Goal of the exercise: Copy each line in which the string "this" occurs.
+++ Raw records
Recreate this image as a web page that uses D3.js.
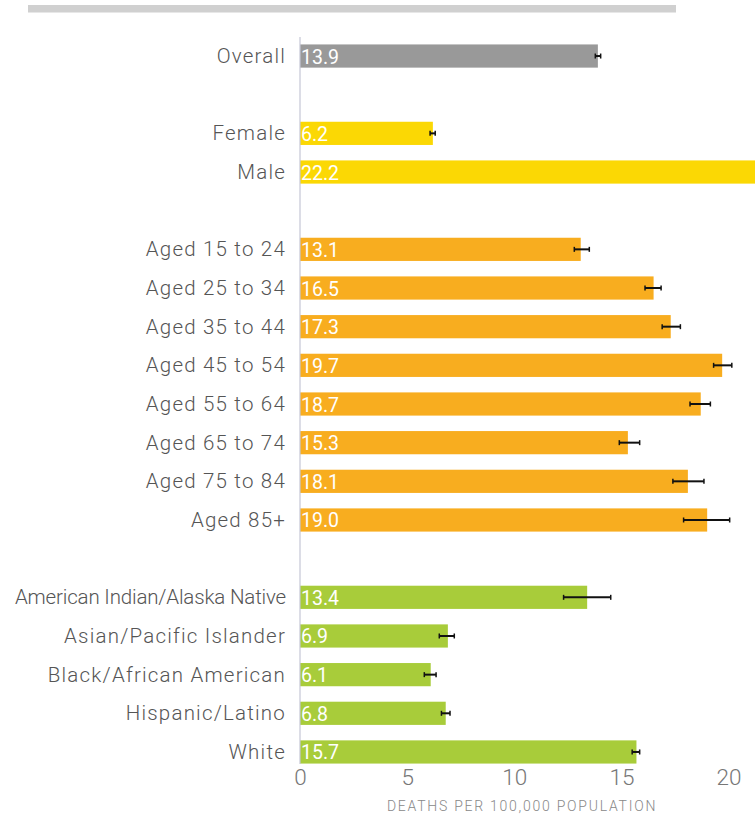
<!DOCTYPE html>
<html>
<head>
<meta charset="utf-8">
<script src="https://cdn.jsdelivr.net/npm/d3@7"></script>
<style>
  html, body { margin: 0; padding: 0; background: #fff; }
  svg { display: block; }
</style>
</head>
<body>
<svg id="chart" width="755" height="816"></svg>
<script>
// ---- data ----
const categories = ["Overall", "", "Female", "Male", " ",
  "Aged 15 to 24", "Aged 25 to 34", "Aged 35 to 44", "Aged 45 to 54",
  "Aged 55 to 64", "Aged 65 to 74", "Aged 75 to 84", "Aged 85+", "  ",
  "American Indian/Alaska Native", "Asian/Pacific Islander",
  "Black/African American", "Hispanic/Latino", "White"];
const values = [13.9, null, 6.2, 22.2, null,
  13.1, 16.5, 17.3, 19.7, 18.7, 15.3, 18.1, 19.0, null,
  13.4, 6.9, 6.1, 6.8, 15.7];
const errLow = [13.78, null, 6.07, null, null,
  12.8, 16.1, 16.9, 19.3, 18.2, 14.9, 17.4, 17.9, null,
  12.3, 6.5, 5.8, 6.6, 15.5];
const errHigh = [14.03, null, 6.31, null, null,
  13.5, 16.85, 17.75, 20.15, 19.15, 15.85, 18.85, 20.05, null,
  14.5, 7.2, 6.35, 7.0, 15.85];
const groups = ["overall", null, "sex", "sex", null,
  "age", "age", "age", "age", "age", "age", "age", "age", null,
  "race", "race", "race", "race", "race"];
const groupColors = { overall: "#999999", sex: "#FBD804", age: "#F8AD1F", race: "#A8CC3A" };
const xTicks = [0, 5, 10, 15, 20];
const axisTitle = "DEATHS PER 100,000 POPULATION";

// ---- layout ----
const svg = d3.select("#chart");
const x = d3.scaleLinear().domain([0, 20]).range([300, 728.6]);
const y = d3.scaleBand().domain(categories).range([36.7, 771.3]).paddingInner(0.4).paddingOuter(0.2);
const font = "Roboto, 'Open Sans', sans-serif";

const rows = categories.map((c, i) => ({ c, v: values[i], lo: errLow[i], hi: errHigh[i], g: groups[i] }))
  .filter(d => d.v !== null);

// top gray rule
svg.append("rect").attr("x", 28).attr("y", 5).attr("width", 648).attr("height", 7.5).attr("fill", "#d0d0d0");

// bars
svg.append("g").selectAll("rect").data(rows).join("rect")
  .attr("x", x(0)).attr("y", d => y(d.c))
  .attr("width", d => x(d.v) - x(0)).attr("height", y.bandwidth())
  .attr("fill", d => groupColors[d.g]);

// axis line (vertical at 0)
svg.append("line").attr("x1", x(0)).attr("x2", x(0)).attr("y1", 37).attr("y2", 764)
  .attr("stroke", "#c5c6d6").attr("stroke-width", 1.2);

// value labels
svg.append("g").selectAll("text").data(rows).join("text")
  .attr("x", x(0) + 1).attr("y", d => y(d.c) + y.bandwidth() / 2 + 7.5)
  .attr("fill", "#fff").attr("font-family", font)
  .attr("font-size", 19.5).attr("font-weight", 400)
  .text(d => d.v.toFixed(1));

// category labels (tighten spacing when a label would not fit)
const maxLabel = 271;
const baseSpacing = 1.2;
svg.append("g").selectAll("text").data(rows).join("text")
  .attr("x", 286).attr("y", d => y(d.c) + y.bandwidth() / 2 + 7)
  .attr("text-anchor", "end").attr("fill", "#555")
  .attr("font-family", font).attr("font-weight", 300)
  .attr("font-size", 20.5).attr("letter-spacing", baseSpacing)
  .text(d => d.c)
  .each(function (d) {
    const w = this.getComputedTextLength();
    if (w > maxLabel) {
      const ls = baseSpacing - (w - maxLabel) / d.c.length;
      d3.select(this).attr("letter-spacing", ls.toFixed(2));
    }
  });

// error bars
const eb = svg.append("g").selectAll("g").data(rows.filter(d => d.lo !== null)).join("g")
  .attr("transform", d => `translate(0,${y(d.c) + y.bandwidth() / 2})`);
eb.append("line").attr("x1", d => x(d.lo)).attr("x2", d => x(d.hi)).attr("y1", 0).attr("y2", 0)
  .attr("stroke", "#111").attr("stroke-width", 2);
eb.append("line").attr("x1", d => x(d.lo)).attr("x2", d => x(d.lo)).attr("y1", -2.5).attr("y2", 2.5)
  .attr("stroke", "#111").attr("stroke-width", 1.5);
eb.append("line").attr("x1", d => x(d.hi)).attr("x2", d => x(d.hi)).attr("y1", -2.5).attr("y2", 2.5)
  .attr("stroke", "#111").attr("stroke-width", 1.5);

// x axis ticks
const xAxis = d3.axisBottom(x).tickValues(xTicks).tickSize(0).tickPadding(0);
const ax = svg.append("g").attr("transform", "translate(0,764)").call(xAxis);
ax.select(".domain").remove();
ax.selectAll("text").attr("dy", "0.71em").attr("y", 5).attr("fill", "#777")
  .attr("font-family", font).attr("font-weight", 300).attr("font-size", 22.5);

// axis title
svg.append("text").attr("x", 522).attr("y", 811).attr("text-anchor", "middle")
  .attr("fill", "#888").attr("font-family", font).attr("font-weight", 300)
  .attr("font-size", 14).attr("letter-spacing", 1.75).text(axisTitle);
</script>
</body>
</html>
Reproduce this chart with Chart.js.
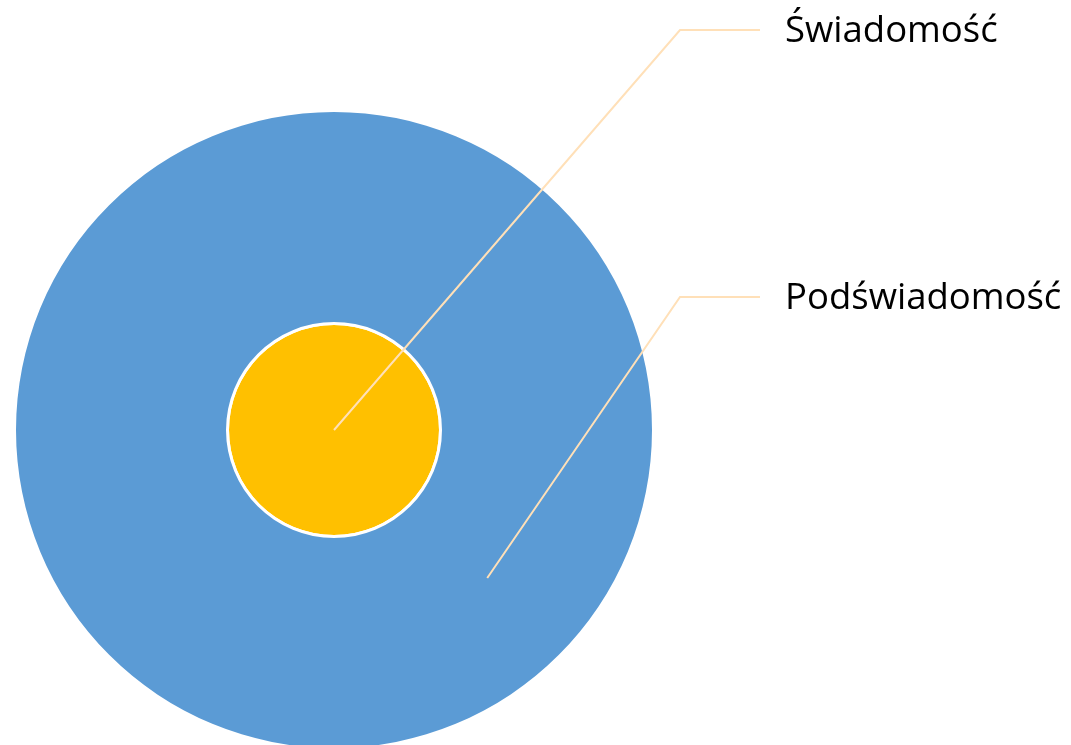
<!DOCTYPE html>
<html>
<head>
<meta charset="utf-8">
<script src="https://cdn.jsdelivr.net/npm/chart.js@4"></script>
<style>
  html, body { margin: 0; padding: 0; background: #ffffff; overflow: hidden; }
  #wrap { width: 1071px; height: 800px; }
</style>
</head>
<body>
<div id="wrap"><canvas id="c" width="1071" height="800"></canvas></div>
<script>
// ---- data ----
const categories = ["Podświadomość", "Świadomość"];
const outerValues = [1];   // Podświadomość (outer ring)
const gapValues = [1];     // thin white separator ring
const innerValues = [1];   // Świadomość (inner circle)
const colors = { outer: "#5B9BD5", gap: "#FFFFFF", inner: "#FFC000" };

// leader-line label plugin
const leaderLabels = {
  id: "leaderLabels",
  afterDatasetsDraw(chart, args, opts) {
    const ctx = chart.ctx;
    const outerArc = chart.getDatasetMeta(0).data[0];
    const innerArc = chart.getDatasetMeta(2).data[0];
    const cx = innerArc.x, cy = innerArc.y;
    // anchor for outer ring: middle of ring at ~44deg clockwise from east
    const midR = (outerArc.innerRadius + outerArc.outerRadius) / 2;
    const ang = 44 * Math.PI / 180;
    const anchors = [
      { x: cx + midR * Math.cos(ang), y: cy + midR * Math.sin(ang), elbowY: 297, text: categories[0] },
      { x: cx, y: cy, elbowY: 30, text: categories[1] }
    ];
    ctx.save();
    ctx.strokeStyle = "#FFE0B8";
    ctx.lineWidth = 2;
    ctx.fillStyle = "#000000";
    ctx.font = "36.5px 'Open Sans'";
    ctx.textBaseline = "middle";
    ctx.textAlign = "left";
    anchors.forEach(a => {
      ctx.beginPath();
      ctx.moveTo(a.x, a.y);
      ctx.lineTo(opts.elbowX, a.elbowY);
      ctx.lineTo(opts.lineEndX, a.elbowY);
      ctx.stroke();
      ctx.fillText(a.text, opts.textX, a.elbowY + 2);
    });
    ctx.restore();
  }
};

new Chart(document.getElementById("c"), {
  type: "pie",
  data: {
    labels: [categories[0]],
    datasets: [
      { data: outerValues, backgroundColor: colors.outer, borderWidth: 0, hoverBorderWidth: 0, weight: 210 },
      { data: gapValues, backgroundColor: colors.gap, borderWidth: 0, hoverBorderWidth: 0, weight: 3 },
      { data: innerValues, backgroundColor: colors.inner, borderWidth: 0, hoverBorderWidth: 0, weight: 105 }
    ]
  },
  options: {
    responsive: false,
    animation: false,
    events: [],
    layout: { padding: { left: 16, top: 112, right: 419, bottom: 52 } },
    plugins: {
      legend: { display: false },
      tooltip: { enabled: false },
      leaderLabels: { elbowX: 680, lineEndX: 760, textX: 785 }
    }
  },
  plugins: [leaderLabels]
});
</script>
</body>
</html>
++++++
Solution below:
Recreate this image as a web page that uses D3.js.
    const w = this.getComputedTextLength();
      d3.select(this).attr("letter-spacing", ls.toFixed(2));
Reproduce this chart with Chart.js.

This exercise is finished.